If that holds to your understanding, then great. I think the concern with "Invisible Churches" is that it makes it sound like people who end up in Hell were never part of the Church at all.

The Fourth Lateran Council is more expansive than that and is clearly not talking about emergencies. It is talking about Baptisms being administered by ministers not subject to the Roman Pontiff. It goes further in Cannon 4:

After the Church of the Greeks with some of her accomplices and supporters had severed herself from the obedience of the Apostolic See, to such an extent did the Greeks begin hating the Latins that among other things which they impiously committed derogatory to the Latins was this, that when Latin priests had celebrated upon their altars, they would not offer the sacrifice upon those altars till the altars had first been washed, as if by this they had been defiled.”

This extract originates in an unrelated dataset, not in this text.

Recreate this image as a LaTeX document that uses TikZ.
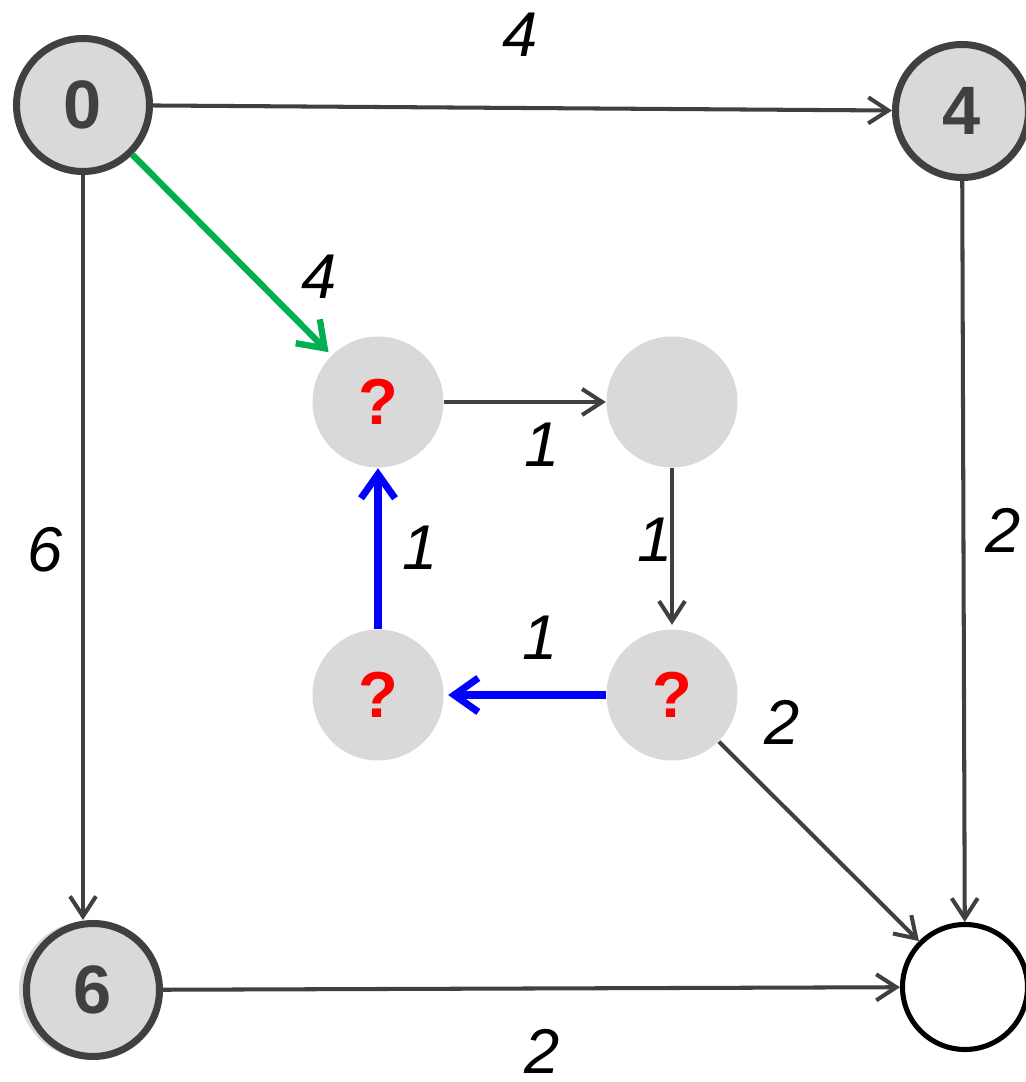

This one is saying in the same breath that the schismatic Greek priests were still able to "offer the sacrifice" i.e. perform a valid Mass and turn bread and wine into the Body and Blood of Jesus. While the council certainly doesn't like schism, it doesn't seem to be preaching that renouncing papal authority removes someone from the "Universal Church of the faithful, outside of which there is absolutely no salvation."

Sure, that's a reasonable enough explanation of the visible church.

I read it as that they are still able to perform valid sacraments, but those sacraments are of no salvific effect, except for those who remain in the Catholic church.

I don't see where you see that the sacraments are not of salvific effect. The council complains that the Greeks are treating the Latins like they defile altars when they offered the Mass, but there is no similar Latin response that treats the Greek sacraments as not salvific . I"m not sure how a valid sacrifice of the Mass cannot be salvific , if understood the Catholic way.

Also, that reading contradicts Cannon 1:

by anyone whatsoever, leads to salvation

Oh, I was getting that from Florence.

I think it'd still be salvific towards any those in right relation with Rome if they were present and partaking for some reason, but not towards those in schism.